Goal -> Return every line below as is, leaving out the pictures.

·····

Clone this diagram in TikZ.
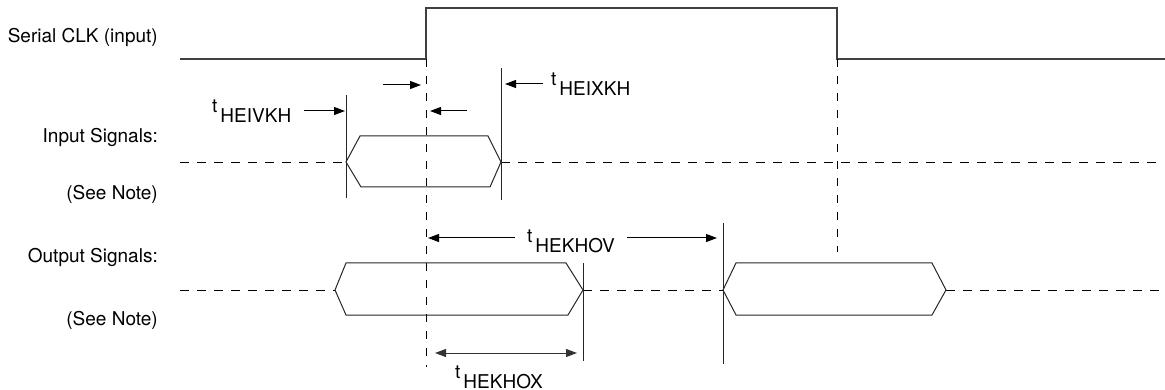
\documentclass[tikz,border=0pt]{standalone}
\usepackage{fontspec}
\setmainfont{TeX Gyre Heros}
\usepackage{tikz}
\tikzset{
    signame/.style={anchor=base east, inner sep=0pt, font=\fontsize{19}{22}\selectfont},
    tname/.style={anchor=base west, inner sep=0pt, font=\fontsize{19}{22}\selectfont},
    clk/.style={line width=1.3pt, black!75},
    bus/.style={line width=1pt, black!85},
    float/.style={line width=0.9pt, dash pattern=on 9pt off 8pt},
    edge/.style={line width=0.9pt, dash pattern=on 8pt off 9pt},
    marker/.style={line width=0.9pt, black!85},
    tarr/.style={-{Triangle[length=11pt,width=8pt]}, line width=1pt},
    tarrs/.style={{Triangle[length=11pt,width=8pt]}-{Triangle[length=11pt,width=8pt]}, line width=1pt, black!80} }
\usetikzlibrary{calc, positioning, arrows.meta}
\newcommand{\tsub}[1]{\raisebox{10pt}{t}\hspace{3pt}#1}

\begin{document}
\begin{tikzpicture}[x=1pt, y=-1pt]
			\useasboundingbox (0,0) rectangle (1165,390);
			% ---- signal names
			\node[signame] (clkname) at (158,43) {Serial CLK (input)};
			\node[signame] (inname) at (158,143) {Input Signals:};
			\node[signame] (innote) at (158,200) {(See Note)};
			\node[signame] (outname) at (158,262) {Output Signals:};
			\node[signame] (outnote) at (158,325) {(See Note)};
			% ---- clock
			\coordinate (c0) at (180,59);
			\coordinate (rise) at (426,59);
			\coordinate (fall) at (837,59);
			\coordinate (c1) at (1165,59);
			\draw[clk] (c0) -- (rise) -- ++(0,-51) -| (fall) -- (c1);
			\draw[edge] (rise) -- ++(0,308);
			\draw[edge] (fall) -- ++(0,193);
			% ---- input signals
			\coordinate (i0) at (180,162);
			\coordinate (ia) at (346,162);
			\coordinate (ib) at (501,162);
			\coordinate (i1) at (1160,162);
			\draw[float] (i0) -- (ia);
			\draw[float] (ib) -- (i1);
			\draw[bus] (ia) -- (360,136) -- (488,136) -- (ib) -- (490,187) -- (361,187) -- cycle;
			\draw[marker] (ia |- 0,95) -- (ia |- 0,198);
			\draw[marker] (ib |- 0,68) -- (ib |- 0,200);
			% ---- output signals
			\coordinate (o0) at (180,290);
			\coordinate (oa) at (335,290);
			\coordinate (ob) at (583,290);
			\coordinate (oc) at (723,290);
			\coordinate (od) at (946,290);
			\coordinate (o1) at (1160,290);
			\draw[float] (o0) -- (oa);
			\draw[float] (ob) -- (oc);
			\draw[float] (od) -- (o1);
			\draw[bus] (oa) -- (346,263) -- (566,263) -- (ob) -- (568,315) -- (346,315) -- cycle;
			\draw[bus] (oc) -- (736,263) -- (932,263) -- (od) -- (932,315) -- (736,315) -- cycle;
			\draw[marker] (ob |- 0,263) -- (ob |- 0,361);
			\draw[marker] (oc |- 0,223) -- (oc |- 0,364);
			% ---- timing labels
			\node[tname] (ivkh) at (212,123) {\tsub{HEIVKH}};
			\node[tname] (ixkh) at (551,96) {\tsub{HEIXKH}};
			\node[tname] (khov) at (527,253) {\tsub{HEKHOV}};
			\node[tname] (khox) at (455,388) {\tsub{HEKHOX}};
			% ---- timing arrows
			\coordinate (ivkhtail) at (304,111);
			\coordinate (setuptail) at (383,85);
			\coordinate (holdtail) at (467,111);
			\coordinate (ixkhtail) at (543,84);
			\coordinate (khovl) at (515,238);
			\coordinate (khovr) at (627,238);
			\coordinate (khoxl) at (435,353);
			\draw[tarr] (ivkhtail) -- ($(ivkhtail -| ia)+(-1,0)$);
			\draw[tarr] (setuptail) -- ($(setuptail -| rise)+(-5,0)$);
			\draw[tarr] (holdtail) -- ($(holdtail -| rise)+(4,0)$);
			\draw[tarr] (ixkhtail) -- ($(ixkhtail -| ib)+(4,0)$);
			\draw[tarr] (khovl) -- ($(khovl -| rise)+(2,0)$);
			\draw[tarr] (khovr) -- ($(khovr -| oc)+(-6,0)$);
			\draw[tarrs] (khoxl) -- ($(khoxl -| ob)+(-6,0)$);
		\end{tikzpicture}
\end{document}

·····

Written response ->
Clone this diagram in TikZ.
\documentclass[tikz,border=0pt]{standalone}
\usepackage{fontspec}
\setmainfont{TeX Gyre Heros}
\usepackage{tikz}
\tikzset{
    signame/.style={anchor=base east, inner sep=0pt, font=\fontsize{19}{22}\selectfont},
    tname/.style={anchor=base west, inner sep=0pt, font=\fontsize{19}{22}\selectfont},
    clk/.style={line width=1.3pt, black!75},
    bus/.style={line width=1pt, black!85},
    float/.style={line width=0.9pt, dash pattern=on 9pt off 8pt},
    edge/.style={line width=0.9pt, dash pattern=on 8pt off 9pt},
    marker/.style={line width=0.9pt, black!85},
    tarr/.style={-{Triangle[length=11pt,width=8pt]}, line width=1pt},
    tarrs/.style={{Triangle[length=11pt,width=8pt]}-{Triangle[length=11pt,width=8pt]}, line width=1pt, black!80} }
\usetikzlibrary{calc, positioning, arrows.meta}
\newcommand{\tsub}[1]{\raisebox{10pt}{t}\hspace{3pt}#1}

\begin{document}
\begin{tikzpicture}[x=1pt, y=-1pt]
			\useasboundingbox (0,0) rectangle (1165,390);
			% ---- signal names
			\node[signame] (clkname) at (158,43) {Serial CLK (input)};
			\node[signame] (inname) at (158,143) {Input Signals:};
			\node[signame] (innote) at (158,200) {(See Note)};
			\node[signame] (outname) at (158,262) {Output Signals:};
			\node[signame] (outnote) at (158,325) {(See Note)};
			% ---- clock
			\coordinate (c0) at (180,59);
			\coordinate (rise) at (426,59);
			\coordinate (fall) at (837,59);
			\coordinate (c1) at (1165,59);
			\draw[clk] (c0) -- (rise) -- ++(0,-51) -| (fall) -- (c1);
			\draw[edge] (rise) -- ++(0,308);
			\draw[edge] (fall) -- ++(0,193);
			% ---- input signals
			\coordinate (i0) at (180,162);
			\coordinate (ia) at (346,162);
			\coordinate (ib) at (501,162);
			\coordinate (i1) at (1160,162);
			\draw[float] (i0) -- (ia);
			\draw[float] (ib) -- (i1);
			\draw[bus] (ia) -- (360,136) -- (488,136) -- (ib) -- (490,187) -- (361,187) -- cycle;
			\draw[marker] (ia |- 0,95) -- (ia |- 0,198);
			\draw[marker] (ib |- 0,68) -- (ib |- 0,200);
			% ---- output signals
			\coordinate (o0) at (180,290);
			\coordinate (oa) at (335,290);
			\coordinate (ob) at (583,290);
			\coordinate (oc) at (723,290);
			\coordinate (od) at (946,290);
			\coordinate (o1) at (1160,290);
			\draw[float] (o0) -- (oa);
			\draw[float] (ob) -- (oc);
			\draw[float] (od) -- (o1);
			\draw[bus] (oa) -- (346,263) -- (566,263) -- (ob) -- (568,315) -- (346,315) -- cycle;
			\draw[bus] (oc) -- (736,263) -- (932,263) -- (od) -- (932,315) -- (736,315) -- cycle;
			\draw[marker] (ob |- 0,263) -- (ob |- 0,361);
			\draw[marker] (oc |- 0,223) -- (oc |- 0,364);
			% ---- timing labels
			\node[tname] (ivkh) at (212,123) {\tsub{HEIVKH}};
			\node[tname] (ixkh) at (551,96) {\tsub{HEIXKH}};
			\node[tname] (khov) at (527,253) {\tsub{HEKHOV}};
			\node[tname] (khox) at (455,388) {\tsub{HEKHOX}};
			% ---- timing arrows
			\coordinate (ivkhtail) at (304,111);
			\coordinate (setuptail) at (383,85);
			\coordinate (holdtail) at (467,111);
			\coordinate (ixkhtail) at (543,84);
			\coordinate (khovl) at (515,238);
			\coordinate (khovr) at (627,238);
			\coordinate (khoxl) at (435,353);
			\draw[tarr] (ivkhtail) -- ($(ivkhtail -| ia)+(-1,0)$);
			\draw[tarr] (setuptail) -- ($(setuptail -| rise)+(-5,0)$);
			\draw[tarr] (holdtail) -- ($(holdtail -| rise)+(4,0)$);
			\draw[tarr] (ixkhtail) -- ($(ixkhtail -| ib)+(4,0)$);
			\draw[tarr] (khovl) -- ($(khovl -| rise)+(2,0)$);
			\draw[tarr] (khovr) -- ($(khovr -| oc)+(-6,0)$);
			\draw[tarrs] (khoxl) -- ($(khoxl -| ob)+(-6,0)$);
		\end{tikzpicture}
\end{document}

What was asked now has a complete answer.